TO DO: Retype the opening lines of the listing below, ending with the line that contains "(0,0) rectangle (890,583);", and leave out any pictures.

DATASET SECTION:
____
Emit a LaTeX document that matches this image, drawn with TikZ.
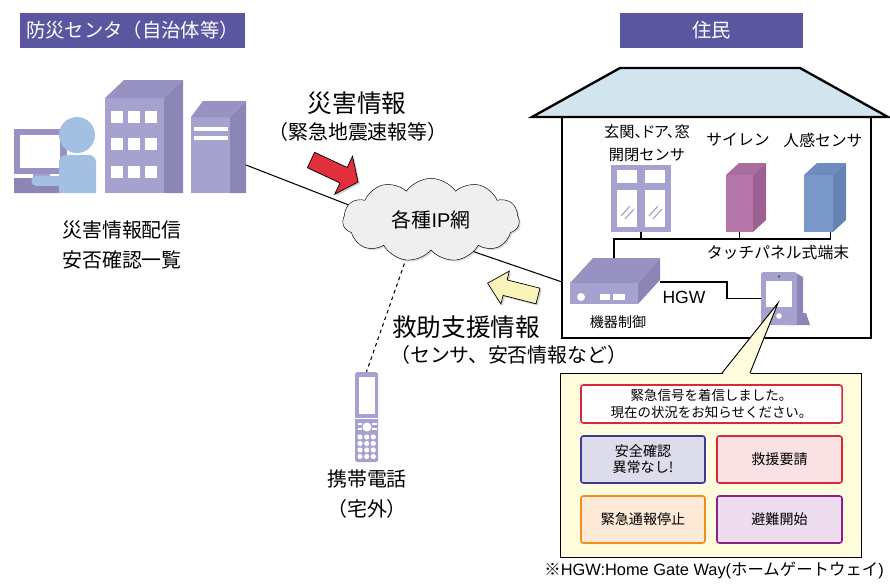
\documentclass[tikz,border=0pt]{standalone}
\usepackage{fontspec}
\setmainfont{Noto Sans CJK JP}
\newfontfamily\latinfont{Liberation Sans}
\usepackage{xcolor}
\usepackage{tikz}
\usetikzlibrary{positioning,shapes.symbols,shadows,calc}

\definecolor{hdrpurple}{HTML}{5B56A0}
\definecolor{lav}{HTML}{A6A2CF}
\definecolor{lavtop}{HTML}{9792C1}
\definecolor{lavside}{HTML}{8B86B6}
\definecolor{skin}{HTML}{A3BFE1}
\definecolor{roof}{HTML}{D2E5EE}
\definecolor{sirenf}{HTML}{B576A9}
\definecolor{sirent}{HTML}{A96C9E}
\definecolor{sirens}{HTML}{9C6192}
\definecolor{humf}{HTML}{7A97C9}
\definecolor{humt}{HTML}{6F8CBE}
\definecolor{hums}{HTML}{6783B3}
\definecolor{alarmred}{HTML}{E1303B}
\definecolor{hintyel}{HTML}{FAF3BA}
\definecolor{cloudfill}{HTML}{EFEFEF}
\definecolor{panelbg}{HTML}{FFFBDD}
\definecolor{btnred}{HTML}{D9263C}
\definecolor{btnnavy}{HTML}{3B3C8C}
\definecolor{btnorange}{HTML}{F18D1F}
\definecolor{btnpurple}{HTML}{8C1F8C}

\newcommand{\fsize}[2]{\fontsize{#1}{#2}\selectfont}

\tikzset{
  hdr/.style={fill=hdrpurple, text=white, font=\fsize{16.5}{20}, minimum height=1.05cm, inner sep=0pt},
  lbl/.style={align=center, inner sep=0pt},
  face/.style={fill=lav, inner sep=0pt},
  wire/.style={line width=0.9pt},
  btn/.style={draw, rounded corners=2pt, line width=1.3pt, align=center, inner sep=0pt, font=\fsize{12}{13.5}},
  blockarrow/.style={draw, line width=0.6pt, line join=miter, drop shadow={opacity=0.35, shadow xshift=1.5pt, shadow yshift=-1.5pt}}
}

\begin{document}
\begin{tikzpicture}[x=0.03cm, y=-0.03cm]
  \useasboundingbox (0,0) rectangle (890,583);

  % Headers
  \node[hdr, minimum width=6.75cm] (hq) at (132.5,30.5) {防災センタ（自治体等）};
  \node[hdr, minimum width=5.49cm] (resident) at (711.5,30.5) {住民};

  % Operator at desk
  \fill[lavtop] (14,129) rectangle (67,174);
  \fill[white] (20,135) rectangle (60,168);
  \fill[lav] (33,174) rectangle (50,179);
  \fill[lavside] (14,178) -- (55,178) -- (62,193) -- (14,193) -- cycle;
  \fill[skin] (59,193) [rounded corners=6pt] -- (59,155) -- (96,155) [sharp corners] -- (96,193) -- cycle;
  \fill[skin] (77,135) circle (18);
  \draw[skin, line width=8pt, line cap=round] (36,181) -- (62,181);

  % Office building
  \node[face, minimum width=1.77cm, minimum height=2.85cm] (office) at (134.5,145.5) {};
  \fill[lavtop] (105,98) -- (124,80) -- (183,80) -- (164,98) -- cycle;
  \fill[lavside] (164,98) -- (183,80) -- (183,193) -- (164,193) -- cycle;
  \foreach \wx in {111,128,145}
    \foreach \wy in {111,138,166}
      \fill[white] (\wx,\wy) rectangle ++(12,12);

  % Server tower
  \node[face, minimum width=1.17cm, minimum height=2.28cm] (server) at (210.5,155) {};
  \fill[lavtop] (191,117) -- (203,101) -- (246,101) -- (230,117) -- cycle;
  \fill[lavside] (230,117) -- (246,101) -- (246,193) -- (230,193) -- cycle;
  \fill[white] (194,127) rectangle (228,131);
  \fill[white] (194,136) rectangle (228,140);

  \node[lbl, font=\fsize{17}{26}] (hqlbl) at (122,245) {災害情報配信\\安否確認一覧};

  % Mobile phone
  \node[face, rounded corners=1.5pt, minimum width=0.69cm, minimum height=2.7cm] (phone) at (366.5,417) {};
  \fill[white] (358.5,377) rectangle (374.5,414);
  \draw[white, line width=0.6pt] (355,418.5) -- (378,418.5);
  \fill[white] (367,427) circle (4.5);
  \fill[white] (357.5,423) rectangle (362,425);
  \fill[white] (357.5,428) rectangle (362,430);
  \fill[white] (372,423) rectangle (376.5,425);
  \fill[white] (372,428) rectangle (376.5,430);
  \foreach \kx in {360,366.7,373.3}
    \foreach \ky in {437,443.5,450,456.5}
      \fill[white] (\kx,\ky) circle (2.6);
  \node[lbl, font=\fsize{17}{25}] (phonelbl) at (367,494) {携帯電話\\（宅外）};

  % House
  \draw[line width=2pt, fill=roof, line join=miter] (532,117) -- (620,68) -- (800,68) -- (888,117) -- cycle;
  \draw[line width=2pt] (562,117) -- (562,338) -- (871,338) -- (871,117);
  \coordinate (wallL) at (562,282);

  % Sensors
  \node[face, minimum width=1.8cm, minimum height=2.01cm] (window) at (641,198.5) {};
  \fill[white] (617,170) rectangle (637,183);
  \fill[white] (645,170) rectangle (665,183);
  \fill[white] (617,190) rectangle (637,227);
  \fill[white] (645,190) rectangle (665,227);
  \foreach \gx in {617,645} {
    \draw[lav, line width=1pt] (\gx+4,216) -- (\gx+13,206);
    \draw[lav, line width=1pt] (\gx+8,219) -- (\gx+17,209);
  }
  \node[fill=sirenf, inner sep=0pt, minimum width=0.81cm, minimum height=1.71cm] (siren) at (739.5,203.5) {};
  \fill[sirent] (726,175) -- (739,163) -- (766,163) -- (753,175) -- cycle;
  \fill[sirens] (753,175) -- (766,163) -- (766,220) -- (753,232) -- cycle;
  \node[fill=humf, inner sep=0pt, minimum width=0.87cm, minimum height=1.71cm] (hsens) at (818.5,203.5) {};
  \fill[humt] (804,175) -- (817,163) -- (846,163) -- (833,175) -- cycle;
  \fill[hums] (833,175) -- (846,163) -- (846,220) -- (833,232) -- cycle;

  \node[lbl, font=\fsize{13}{20}] (winlbl) at (647,143) {{\addfontfeatures{RawFeature=+palt}玄関、ドア、窓}\\開閉センサ};
  \node[lbl, font=\fsize{13.5}{16}] (sirenlbl) at (738,140) {サイレン};
  \node[lbl, font=\fsize{13.5}{16}] (hsenslbl) at (823,140) {人感センサ};

  % Device controller (HGW)
  \node[face, minimum width=2.04cm, minimum height=0.63cm] (mctrl) at (604,293.5) {};
  \fill[lavtop] (570,283) -- (593,258) -- (660,258) -- (638,283) -- cycle;
  \fill[lavside] (638,283) -- (660,258) -- (660,280) -- (638,304) -- cycle;
  \fill[white] (581,297) circle (4);
  \fill[white] (600,294) rectangle (610,300);
  \fill[white] (613,294) rectangle (625,300);
  \node[lbl, font=\fsize{12}{14}] (mctrllbl) at (618,322) {機器制御};
  \node[lbl, font=\latinfont\fsize{15}{18}] (hgwlbl) at (684,297) {HGW};

  % Sensor bus
  \coordinate (busL) at (614,258);
  \coordinate (bus) at (614,239);
  \draw[wire] (busL) -- (bus) -| ([xshift=-0.09cm]hsens.south east);
  \draw[wire] (window.south) -- (window.south |- bus);
  \draw[wire] (siren.south) -- (siren.south |- bus);
  \node[lbl, font=\fsize{13.5}{16}] (tplbl) at (778,253) {タッチパネル式端末};

  % Touch panel terminal
  \fill[lavside] (796,273) -- (803,277) -- (803,318) -- (796,322) -- cycle;
  \fill[lavside] (790,313) -- (806,313) -- (810,325) -- (788,325) -- cycle;
  \node[face, rounded corners=1.5pt, minimum width=1.08cm, minimum height=1.59cm] (tpanel) at (779,298.5) {};
  \fill[white] (766,281) rectangle (792,307);
  \fill[lavside!60!black] (779,276.5) circle (1.3);
  \fill[white] (779,316) circle (2.8);
  \coordinate (hgwport) at (660,282);
  \draw[wire] (hgwport) -- (727,282) |- (tpanel.west);

  % Network links
  \coordinate (srv) at (246,165);
  \coordinate (netjoin) at (431,237);
  \draw[wire] (srv) -- (netjoin) -- (wallL);
  \draw[wire, dashed] ([xshift=-0.52cm]netjoin) -- (phone.north);
  \node[cloud, cloud puffs=11, cloud puff arc=110, aspect=2.1, draw, fill=cloudfill,
        minimum width=5.3cm, minimum height=2.5cm, font=\fsize{17}{20},
        drop shadow={opacity=0.3, shadow xshift=1.2pt, shadow yshift=-1.2pt}] (ipnet) at (431,220) {各種{\latinfont IP}網};

  % Info arrows
  \draw[blockarrow, fill=alarmred] (314.6,152.3) -- (347.2,167.5) -- (352.5,156.2) -- (358.1,182) -- (334.7,194.2) -- (340,182.9) -- (307.4,167.7) -- cycle;
  \draw[blockarrow, fill=hintyel] (540,288.2) -- (507.1,279.9) -- (509.3,271.1) -- (487.6,283.2) -- (500.9,304.1) -- (503.1,295.4) -- (536,303.8) -- cycle;
  \node[lbl, font=\fsize{21}{24}] (dinfo) at (357,103) {災害情報};
  \node[lbl, font=\fsize{17}{20}] (dinfosub) at (358,132) {（緊急地震速報等）};
  \node[lbl, font=\fsize{21}{24}, anchor=west] (rinfo) at (392,327) {救助支援情報};
  \node[lbl, font=\fsize{17}{20}, anchor=west] (rinfosub) at (390,355) {（センサ、安否情報など）};

  % Screen popup
  \node[draw, line width=0.8pt, fill=panelbg, minimum width=9.03cm, minimum height=5.52cm] (panel) at (710.5,465) {};
  \fill[panelbg] (778,303) -- (722,375) -- (750,375) -- cycle;
  \draw[line width=0.8pt] (722,373) -- (778,303) -- (750,373);
  \node[btn, draw=btnred, fill=white, minimum width=7.83cm, minimum height=1.14cm, font=\fsize{11.5}{14}] (msg) at (711.5,404) {緊急信号を着信しました。\\現在の状況をお知らせください。};
  \node[btn, draw=btnnavy, fill=btnnavy!18, minimum width=3.72cm, minimum height=1.41cm] (safe) at (643,459.5) {安全確認\\異常なし!};
  \node[btn, draw=btnred, fill=btnred!14, minimum width=3.75cm, minimum height=1.41cm] (rescue) at (779.5,459.5) {救援要請};
  \node[btn, draw=btnorange, fill=btnorange!18, minimum width=3.72cm, minimum height=1.41cm] (stop) at (643,519.5) {緊急通報停止};
  \node[btn, draw=btnpurple, fill=btnpurple!15, minimum width=3.75cm, minimum height=1.41cm] (evac) at (779.5,519.5) {避難開始};

  \node[lbl, font=\fsize{14}{16}, anchor=east] (note) at (884,570) {※{\latinfont HGW:Home Gate Way(}ホームゲートウェイ{\latinfont)}};
\end{tikzpicture}
\end{document}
____
ANSWER TO THIS EXERCISE:
Emit a LaTeX document that matches this image, drawn with TikZ.
\documentclass[tikz,border=0pt]{standalone}
\usepackage{fontspec}
\setmainfont{Noto Sans CJK JP}
\newfontfamily\latinfont{Liberation Sans}
\usepackage{xcolor}
\usepackage{tikz}
\usetikzlibrary{positioning,shapes.symbols,shadows,calc}

\definecolor{hdrpurple}{HTML}{5B56A0}
\definecolor{lav}{HTML}{A6A2CF}
\definecolor{lavtop}{HTML}{9792C1}
\definecolor{lavside}{HTML}{8B86B6}
\definecolor{skin}{HTML}{A3BFE1}
\definecolor{roof}{HTML}{D2E5EE}
\definecolor{sirenf}{HTML}{B576A9}
\definecolor{sirent}{HTML}{A96C9E}
\definecolor{sirens}{HTML}{9C6192}
\definecolor{humf}{HTML}{7A97C9}
\definecolor{humt}{HTML}{6F8CBE}
\definecolor{hums}{HTML}{6783B3}
\definecolor{alarmred}{HTML}{E1303B}
\definecolor{hintyel}{HTML}{FAF3BA}
\definecolor{cloudfill}{HTML}{EFEFEF}
\definecolor{panelbg}{HTML}{FFFBDD}
\definecolor{btnred}{HTML}{D9263C}
\definecolor{btnnavy}{HTML}{3B3C8C}
\definecolor{btnorange}{HTML}{F18D1F}
\definecolor{btnpurple}{HTML}{8C1F8C}

\newcommand{\fsize}[2]{\fontsize{#1}{#2}\selectfont}

\tikzset{
  hdr/.style={fill=hdrpurple, text=white, font=\fsize{16.5}{20}, minimum height=1.05cm, inner sep=0pt},
  lbl/.style={align=center, inner sep=0pt},
  face/.style={fill=lav, inner sep=0pt},
  wire/.style={line width=0.9pt},
  btn/.style={draw, rounded corners=2pt, line width=1.3pt, align=center, inner sep=0pt, font=\fsize{12}{13.5}},
  blockarrow/.style={draw, line width=0.6pt, line join=miter, drop shadow={opacity=0.35, shadow xshift=1.5pt, shadow yshift=-1.5pt}}
}

\begin{document}
\begin{tikzpicture}[x=0.03cm, y=-0.03cm]
  \useasboundingbox (0,0) rectangle (890,583);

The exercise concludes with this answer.